→ **DATA PROVIDED**
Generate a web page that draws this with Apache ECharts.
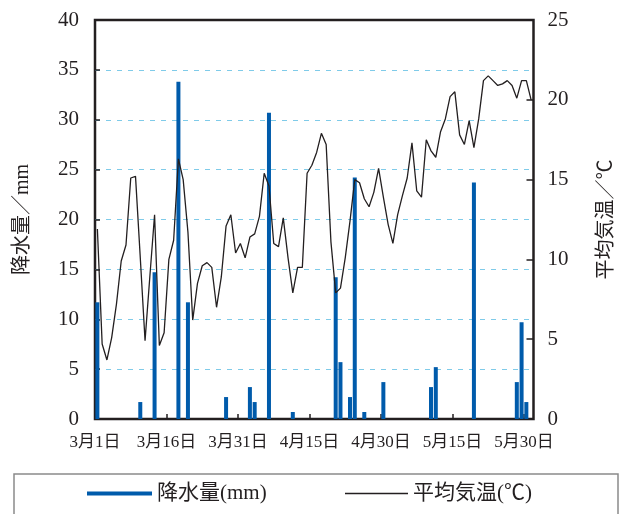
<!DOCTYPE html>
<html>
<head>
<meta charset="utf-8">
<script src="https://cdn.jsdelivr.net/npm/echarts@6/dist/echarts.min.js"></script>
<style>
  html, body { margin: 0; padding: 0; background: #fff; }
  #chart { width: 626px; height: 514px; }
</style>
</head>
<body>
<div id="chart"></div>
<script>
// Day-of-season tick labels (every 15 days from March 1)
const dayLabels = ['3月1日', '3月16日', '3月31日', '4月15日', '4月30日', '5月15日', '5月30日'];

// Daily mean air temperature (°C), March 1 – May 31
const meanTemp = [
  11.9, 4.7, 3.7, 5.1, 7.2, 9.9, 10.9, 15.1, 15.2, 10.1,
  4.9, 8.9, 12.8, 4.6, 5.4, 10.0, 11.2, 16.3, 15.0, 11.7,
  6.2, 8.5, 9.6, 9.8, 9.5, 7.0, 8.9, 12.1, 12.8, 10.4,
  11.0, 10.1, 11.4, 11.6, 12.7, 15.4, 14.6, 11.0, 10.8, 12.6,
  10.1, 7.9, 9.5, 9.5, 15.4, 15.9, 16.7, 17.9, 17.2, 11.1,
  7.9, 8.2, 10.1, 12.4, 15.0, 14.8, 13.8, 13.3, 14.2, 15.7,
  13.9, 12.2, 11.0, 12.8, 14.0, 15.1, 17.3, 14.3, 13.9, 17.5,
  16.8, 16.4, 18.0, 18.8, 20.2, 20.5, 17.8, 17.2, 18.7, 17.0,
  18.8, 21.2, 21.5, 21.2, 20.9, 21.0, 21.2, 20.9, 20.1, 21.2,
  21.2, 20.0
];

// Days with precipitation (index from March 1) and amounts (mm)
const rainDay = [0, 9, 12, 17, 19, 27, 32, 33, 36, 41, 50, 51, 53, 54, 56, 60, 70, 71, 79, 88, 89, 90];
const rainMm  = [11.7, 1.7, 14.7, 33.8, 11.7, 2.2, 3.2, 1.7, 30.7, 0.7, 14.2, 5.7, 2.2, 24.2, 0.7, 3.7, 3.2, 5.2, 23.7, 3.7, 9.7, 1.7];

const NUM_DAYS = meanTemp.length;
const INK = '#231f20';
const BLUE = '#005bab';
const SERIF = "'Liberation Serif', 'Noto Sans CJK JP', serif";

// Each day occupies one unit on the x scale; marks sit at the middle of their day
const tempData = meanTemp.map((t, i) => [i + 0.5, t]);
const rainData = rainDay.map((d, k) => [d + 0.5, rainMm[k]]);

const chart = echarts.init(document.getElementById('chart'), null, { renderer: 'canvas' });

chart.setOption({
  animation: false,
  backgroundColor: '#fff',
  grid: {
    left: 95, right: 92.5, top: 20, bottom: 95,
    show: true, borderColor: INK, borderWidth: 2.5, backgroundColor: 'transparent'
  },
  xAxis: {
    type: 'value',
    min: 0, max: NUM_DAYS, interval: 15,
    axisLine: { show: false },
    axisTick: { show: true, inside: true, length: 5, lineStyle: { color: INK, width: 1.5 } },
    splitLine: { show: false },
    axisLabel: {
      margin: 15, fontSize: 17, color: INK, fontFamily: SERIF,
      showMaxLabel: false,
      formatter: v => (v % 15 === 0 && v / 15 < dayLabels.length) ? dayLabels[v / 15] : ''
    }
  },
  yAxis: [
    {
      type: 'value', min: 0, max: 40, interval: 5,
      name: '降水量／mm', nameLocation: 'middle', nameGap: 62, nameRotate: 90,
      nameTextStyle: { fontSize: 20, color: INK, fontFamily: SERIF },
      axisLine: { show: false },
      axisTick: { show: true, inside: true, length: 5, lineStyle: { color: INK, width: 1.5 } },
      axisLabel: { margin: 16, fontSize: 21, color: INK, fontFamily: SERIF },
      splitLine: {
        show: true, showMinLine: false, showMaxLine: false,
        lineStyle: { color: '#7fcbe9', width: 1, type: [5, 6] }
      }
    },
    {
      type: 'value', min: 0, max: 25, interval: 5, position: 'right',
      name: '平均気温／℃', nameLocation: 'middle', nameGap: 63, nameRotate: 90,
      nameTextStyle: { fontSize: 20, color: INK, fontFamily: SERIF },
      axisLine: { show: false },
      axisTick: { show: true, inside: true, length: 7, lineStyle: { color: INK, width: 1.5 } },
      axisLabel: { margin: 14, fontSize: 21, color: INK, fontFamily: SERIF },
      splitLine: { show: false }
    }
  ],
  legend: [
    {
      data: ['降水量(mm)'], left: 87, top: 483, padding: 0,
      icon: 'rect', itemWidth: 65, itemHeight: 4,
      textStyle: { fontSize: 21, color: INK, fontFamily: SERIF }
    },
    {
      data: ['平均気温(℃)'], left: 345, top: 483, padding: 0,
      icon: 'rect', itemWidth: 63, itemHeight: 1.5,
      textStyle: { fontSize: 21, color: INK, fontFamily: SERIF }
    }
  ],
  graphic: [
    {
      type: 'rect', left: 11.5, top: 471.5, z: -1,
      shape: { width: 604, height: 60 },
      style: { fill: 'none', stroke: '#8a8a8a', lineWidth: 1.5 }
    }
  ],
  series: [
    {
      name: '降水量(mm)', type: 'bar', yAxisIndex: 0,
      data: rainData, barWidth: 4,
      itemStyle: { color: BLUE },
      z: 2
    },
    {
      name: '平均気温(℃)', type: 'line', yAxisIndex: 1,
      data: tempData, symbol: 'none', smooth: false,
      lineStyle: { color: INK, width: 1.3 },
      itemStyle: { color: INK },
      z: 3
    }
  ]
});
</script>
</body>
</html>
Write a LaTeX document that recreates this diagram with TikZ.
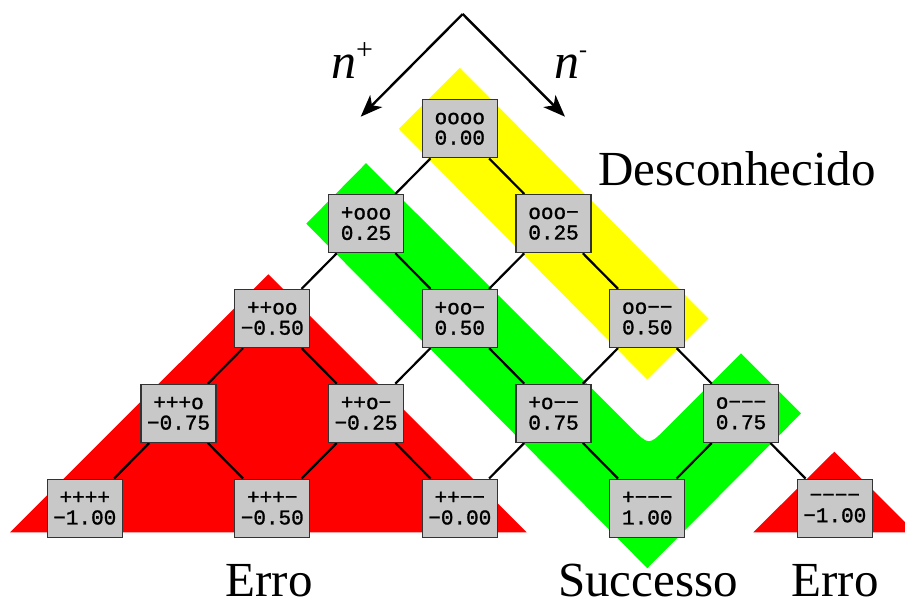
\documentclass[tikz,border=0pt]{standalone}
\usepackage{fontspec}
\setmainfont{Liberation Serif}
\newfontfamily\nodefont[FakeBold=1.3]{Liberation Mono}
\usetikzlibrary{arrows.meta,backgrounds}
\definecolor{boxgray}{HTML}{C8C8C8}
\definecolor{bandyellow}{HTML}{FFFF00}
\definecolor{bandgreen}{HTML}{00FF00}
\definecolor{bandred}{HTML}{FF0000}
\begin{document}
\begin{tikzpicture}[x=1pt,y=-1pt,
  stbox/.style={draw=black!80, fill=boxgray, line width=1.3pt, minimum width=75pt,
    minimum height=58pt, inner sep=0pt, align=center,
    font=\nodefont\fontsize{21}{20.5}\selectfont},
  link/.style={line width=2.2pt, black},
  biglabel/.style={font=\fontsize{49}{49}\selectfont, anchor=base, inner sep=0pt, text depth=0pt},
  dirarrow/.style={line width=2.4pt, -{Stealth[length=22pt,width=17pt,inset=6pt]}}]
\useasboundingbox (0,0) rectangle (905,604);

% lattice nodes
\node[stbox] (n0) at (459.8,128.8) {oooo\\0.00};
\node[stbox] (n1a) at (366.05,223.65) {+ooo\\0.25};
\node[stbox] (n1b) at (553.55,223.65) {ooo−\\0.25};
\node[stbox] (n2a) at (272.3,318.5) {++oo\\−0.50};
\node[stbox] (n2b) at (459.8,318.5) {+oo−\\0.50};
\node[stbox] (n2c) at (647.3,318.5) {oo−−\\0.50};
\node[stbox] (n3a) at (178.55,413.35) {+++o\\−0.75};
\node[stbox] (n3b) at (366.05,413.35) {++o−\\−0.25};
\node[stbox] (n3c) at (553.55,413.35) {+o−−\\0.75};
\node[stbox] (n3d) at (741.05,413.35) {o−−−\\0.75};
\node[stbox] (n4a) at (84.8,508.2) {++++\\−1.00};
\node[stbox] (n4b) at (272.3,508.2) {+++−\\−0.50};
\node[stbox] (n4c) at (459.8,508.2) {++−−\\−0.00};
\node[stbox] (n4d) at (647.3,508.2) {+−−−\\1.00};
\node[stbox] (n4e) at (834.8,508.2) {−−−−\\−1.00};

% background bands
\begin{scope}[on background layer]
  \clip (0,0) rectangle (905,604);
  \fill[bandred] (268.3,274.3) -- (526.6,532.3) -- (10,532.3) -- cycle;
  \fill[bandred] (834.3,451.7) -- (915.3,532.3) -- (753.3,532.3) -- cycle;
  \fill[bandyellow] (459.8,67.8) -- (708.3,318.5) -- (647.3,379.5) -- (398.8,128.8) -- cycle;
  \fill[bandgreen] (366.05,163.15) -- (631.9,428.5) .. controls (648.9,445.5) .. (665.9,428.5)
     -- (741.05,353.35) -- (801.05,413.35) -- (647.3,568.2) -- (306.3,223.65) -- cycle;
  % connectors
  \draw[link] (n0) -- (n1a);
  \draw[link] (n0) -- (n1b);
  \draw[link] (n1a) -- (n2a);
  \draw[link] (n1a) -- (n2b);
  \draw[link] (n1b) -- (n2b);
  \draw[link] (n1b) -- (n2c);
  \draw[link] (n2a) -- (n3a);
  \draw[link] (n2a) -- (n3b);
  \draw[link] (n2b) -- (n3b);
  \draw[link] (n2b) -- (n3c);
  \draw[link] (n2c) -- (n3c);
  \draw[link] (n2c) -- (n3d);
  \draw[link] (n3a) -- (n4a);
  \draw[link] (n3a) -- (n4b);
  \draw[link] (n3b) -- (n4b);
  \draw[link] (n3b) -- (n4c);
  \draw[link] (n3c) -- (n4c);
  \draw[link] (n3c) -- (n4d);
  \draw[link] (n3d) -- (n4d);
  \draw[link] (n3d) -- (n4e);
\end{scope}

% direction arrows
\coordinate (apex) at (462.7,14);
\coordinate (tipplus) at (360.7,116.7);
\coordinate (tipminus) at (565,116.7);
\draw[dirarrow] (apex) -- (tipplus);
\draw[dirarrow] (apex) -- (tipminus);
\node[anchor=base west, inner sep=0pt, font=\fontsize{50}{50}\selectfont] (nplus) at (331,79)
  {\textit{n}{\fontsize{30}{30}\selectfont\raisebox{19pt}{+}}};
\node[anchor=base west, inner sep=0pt, font=\fontsize{50}{50}\selectfont] (nminus) at (554,79)
  {\textit{n}{\fontsize{24}{24}\selectfont\raisebox{21pt}{-}}};

% labels
\node[biglabel, anchor=base west] (desc) at (598,186) {Desconhecido};
\node[biglabel] (erro1) at (269,596) {Erro};
\node[biglabel] (succ) at (648,596) {Successo};
\node[biglabel] (erro2) at (835,596) {Erro};
\end{tikzpicture}
\end{document}
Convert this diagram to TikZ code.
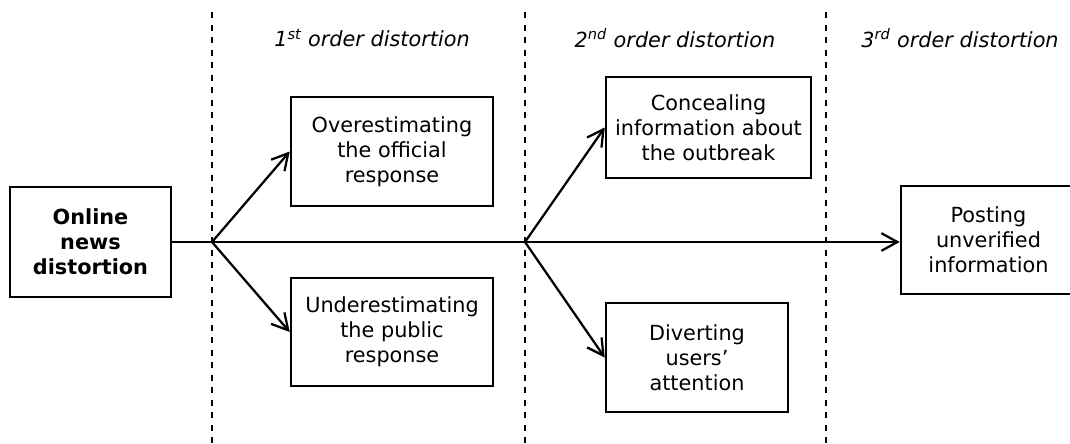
\documentclass[tikz,border=0pt]{standalone}
\usepackage{fontspec}
\setmainfont{DejaVu Sans}
\usetikzlibrary{arrows.meta}

\begin{document}
\begin{tikzpicture}[
    box/.style={draw, line width=1.8pt, inner sep=0pt, align=center, font=\fontsize{14.8}{17.8}\selectfont},
    phase/.style={font=\fontsize{14.8}{17.8}\selectfont\itshape},
    sep/.style={line width=1.9pt, dash pattern=on 4.3pt off 4.6pt},
    flow/.style={line width=1.6pt, -{Straight Barb[length=4mm, width=4.4mm]}}
]
    \useasboundingbox (0,-5.025) rectangle (26.75,6.05);

    % Phase separators
    \draw[sep] (5.3,5.75) -- (5.3,-5.025);
    \draw[sep] (13.125,5.75) -- (13.125,-5.025);
    \draw[sep] (20.65,5.75) -- (20.65,-5.025);

    % Phase titles
    \node[phase] (t1) at (9.3,5.1) {1\textsuperscript{st} order distortion};
    \node[phase] (t2) at (16.875,5.1) {2\textsuperscript{nd} order distortion};
    \node[phase] (t3) at (24.0,5.1) {3\textsuperscript{rd} order distortion};

    % Boxes
    \node[box, minimum width=4.025cm, minimum height=2.75cm, font=\fontsize{14.8}{17.8}\selectfont\bfseries] (online) at (2.2625,0) {Online\\news\\distortion};
    \node[box, minimum width=5.05cm, minimum height=2.725cm] (over) at (9.8,2.2625) {Overestimating\\the official\\response};
    \node[box, minimum width=5.05cm, minimum height=2.7cm] (under) at (9.8,-2.25) {Underestimating\\the public\\response};
    \node[box, minimum width=5.125cm, minimum height=2.525cm] (conceal) at (17.7125,2.8625) {Concealing\\information about\\the outbreak};
    \node[box, minimum width=4.55cm, minimum height=2.725cm] (divert) at (17.425,-2.8875) {Diverting\\users’\\attention};
    \node[box, minimum width=4.375cm, minimum height=2.7cm] (post) at (24.7125,0.05) {Posting\\unverified\\information};

    % Branch points
    \coordinate (b1) at (5.3,0);
    \coordinate (b2) at (13.125,0);

    % Arrows
    \draw[flow] (online.east) -- (post.west |- online.east);
    \draw[flow] (b1) -- (over.west);
    \draw[flow] (b1) -- (under.west);
    \draw[flow] (b2) -- (conceal.west);
    \draw[flow] (b2) -- (divert.west);
\end{tikzpicture}
\end{document}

→ **SHORT PROBLEM**
Reproduce the records word for word, please, from their first line up to and including the line that contains "['3月1日', '3月16日', '3月31日', '4月15日', '4月30日', '5月15日', '5月30日'];", but no pictures.

→ **COMPLETE OUTPUT**
Generate a web page that draws this with Apache ECharts.
<!DOCTYPE html>
<html>
<head>
<meta charset="utf-8">
<script src="https://cdn.jsdelivr.net/npm/echarts@6/dist/echarts.min.js"></script>
<style>
  html, body { margin: 0; padding: 0; background: #fff; }
  #chart { width: 626px; height: 514px; }
</style>
</head>
<body>
<div id="chart"></div>
<script>
// Day-of-season tick labels (every 15 days from March 1)
const dayLabels = ['3月1日', '3月16日', '3月31日', '4月15日', '4月30日', '5月15日', '5月30日'];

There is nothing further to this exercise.